Toby: Probably Brylinski has a requirement of metrisability or something.

Andrew Stacey: More generally, the coproduct of paracompact spaces is again paracompact.

Spivak, in A Comprehensive Introduction to Differential Geometry, I has an appendix on non-metrisable manifolds. He starts (in the appendix) by defining a manifold to be a Hausdorff locally Euclidean space. Then he proves that for any manifold $M$ TFAE:

1. Each component of $M$ is $\sigma$-compact.
2. Each component of $M$ is second countable.
3. $M$ is metrisable.
4. $M$ is paracompact.

The bit to highlight is the words “Each component of …” in the first two.

Toby: Right, and I've got the ’each component’ clause in the section on finite-dimensional manifolds. But how does this work for infinite-dimensional manifolds? (I'm also unsure how things work for non-Hausdorff manifolds, or more generally for non-Hausdorff locally compact spaces.

David Roberts: Lang has the result that second countable manifolds are paracompact. For him manifold seems to mean that the space is Hausdorff and locally euclidean, with no restriction on the type of vector space. Further, smooth partitions of unity exist. This is Corollary 3.4 in the 2002 edition of Introduction to differentiable manifolds

Andrew Stacey Surely “locally Euclidean” implies that the model space is $\mathbb{R}^n$. Is this the book where he deals with finite and infinite dimensional manifolds all in one go? In that case, I would caution that if I remember right (don’t have the book in front of me) he’s using manifolds modelled on at most Banach spaces. For smooth partitions of unity to exist then you need to know that there is a smooth bump function, which hinges on some properties of the norm. Kriegl and Michor (who else?) address this in chapter III of their book. In particular, they quote a result due to Kurzweil (1954) that $C([0,1])$ and $\ell^1$ are not $C^1$-regular.

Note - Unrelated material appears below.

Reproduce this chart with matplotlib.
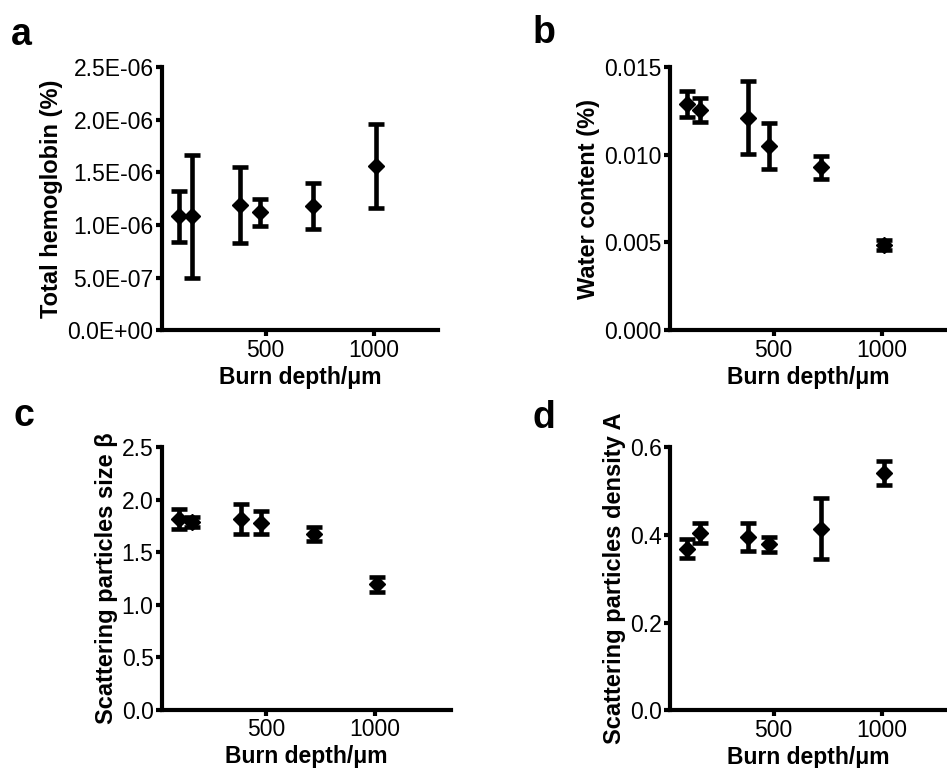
import matplotlib.pyplot as plt
from matplotlib.ticker import FuncFormatter

plt.rcParams['font.family'] = ['Liberation Sans', 'DejaVu Sans']

depth = [100, 160, 382, 476, 720, 1010]

# panel a - total hemoglobin
hb = [1.08e-6, 1.08e-6, 1.19e-6, 1.12e-6, 1.18e-6, 1.56e-6]
hb_err = [0.24e-6, 0.58e-6, 0.36e-6, 0.13e-6, 0.22e-6, 0.40e-6]

# panel b - water content
water = [0.01287, 0.01253, 0.01211, 0.01048, 0.00927, 0.00484]
water_err = [0.00075, 0.00070, 0.00210, 0.00132, 0.00063, 0.00028]

# panel c - scattering size beta
beta = [1.815, 1.790, 1.815, 1.778, 1.675, 1.195]
beta_err = [0.092, 0.048, 0.145, 0.111, 0.068, 0.072]

# panel d - scattering density A
dens = [0.368, 0.404, 0.394, 0.378, 0.414, 0.541]
dens_err = [0.022, 0.022, 0.032, 0.017, 0.069, 0.027]

fig = plt.figure(figsize=(9.47, 7.68), dpi=100)

panels = [
    ('a', [0.171, 0.570, 0.292, 0.343], hb, hb_err, 'Total hemoglobin (%)',
     [0, 0.5e-6, 1.0e-6, 1.5e-6, 2.0e-6, 2.5e-6], lambda v, p: '%.1E' % v, (20, 1300)),
    ('b', [0.7075, 0.570, 0.292, 0.343], water, water_err, 'Water content (%)',
     [0, 0.005, 0.010, 0.015], lambda v, p: '%.3f' % v, (20, 1300)),
    ('c', [0.171, 0.076, 0.305, 0.342], beta, beta_err, 'Scattering particles size β',
     [0, 0.5, 1.0, 1.5, 2.0, 2.5], lambda v, p: '%.1f' % v, (20, 1350)),
    ('d', [0.7075, 0.075, 0.292, 0.343], dens, dens_err, 'Scattering particles density A',
     [0, 0.2, 0.4, 0.6], lambda v, p: '%.1f' % v, (20, 1300)),
]

letter_pos = {'a': (0.012, 0.955), 'b': (0.562, 0.957), 'c': (0.014, 0.458), 'd': (0.562, 0.456)}

for letter, rect, y, yerr, ylab, yt, fmt, xl in panels:
    ax = fig.add_axes(rect)
    ax.errorbar(depth, y, yerr=yerr, fmt='D', color='black', markersize=8,
                elinewidth=3.3, capsize=6, capthick=3.3)
    ax.set_xlim(*xl)
    ax.set_ylim(yt[0], yt[-1])
    ax.set_xticks([500, 1000])
    ax.set_yticks(yt)
    ax.yaxis.set_major_formatter(FuncFormatter(fmt))
    for s in ['top', 'right']:
        ax.spines[s].set_visible(False)
    for s in ['left', 'bottom']:
        ax.spines[s].set_linewidth(3)
    ax.tick_params(width=3, length=4, labelsize=16.5, pad=2)
    ax.set_xlabel('Burn depth/μm', fontsize=16.5, fontweight='bold', labelpad=3)
    ax.set_ylabel(ylab, fontsize=17, fontweight='bold', labelpad=3)
    fig.text(letter_pos[letter][0], letter_pos[letter][1], letter,
             fontsize=27, fontweight='bold', va='center')

fig.savefig('out.png', dpi=100)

To Toby, I guess that the issue about components for infinite dimensional manifolds is dealt with in what I did before. The question reduces to figuring out if a specific component is paracompact. To use “metrisable implies paracompact” you’ve got to be on a Frechet manifold (since Frechet is the limit of metrisability). Brylinski’s construction outlined about is sufficient to ensure that (countable family of semi-norms). To have smooth partitions of unity, you then need smoothly regular. If the semi-norms are smooth (away from zero) then, obviously, that’s sufficient. In Brylinski’s construction then that comes from the fact that the semi-norms are defined by Hilbertian norms. I’m not sure what the condition on the closures is for, can anyone scan through the proof and see why they are used? For the proof of paracompactness and partitions of unity then I don’t see immediately why they are needed. I expect I’m being dense but if someone could quickly enlighten me, I’d be grateful.

(Incidentally, since this query box is contained within a list, it’s important that all paragraphs are indented properly, otherwise strange things happen)

David Roberts: When I said locally Euclidean, I was being lazy. I meant modelled on some vector space. And yes Lang does finite and infinite dimensions at the same time. Regarding the condition Brylinski uses, he says it implies that the image of $p_n : E \to H_n$ from the ILH space $E$ to each of the Hilbert spaces $H_n$ in the sequence is dense. I don’t know how this is used, I’m relying on G00gle books. Ah, but now that I check, Lang also says unless specified, vector space will mean finite dimensional vector space

Andrew Stacey Hmm, I guess I’ll have to get Lang and Brylinski out of the library to see exactly what’s going on here. I don’t see how density can make any difference since we could always restrict to the closure of $p_n(E)$ in $H_n$.

• CommentRowNumber6.
• CommentAuthorDmitri Pavlov
• CommentTimeMay 16th 2020
• (edited May 16th 2020)

Relocated a colossal query box to the nForum.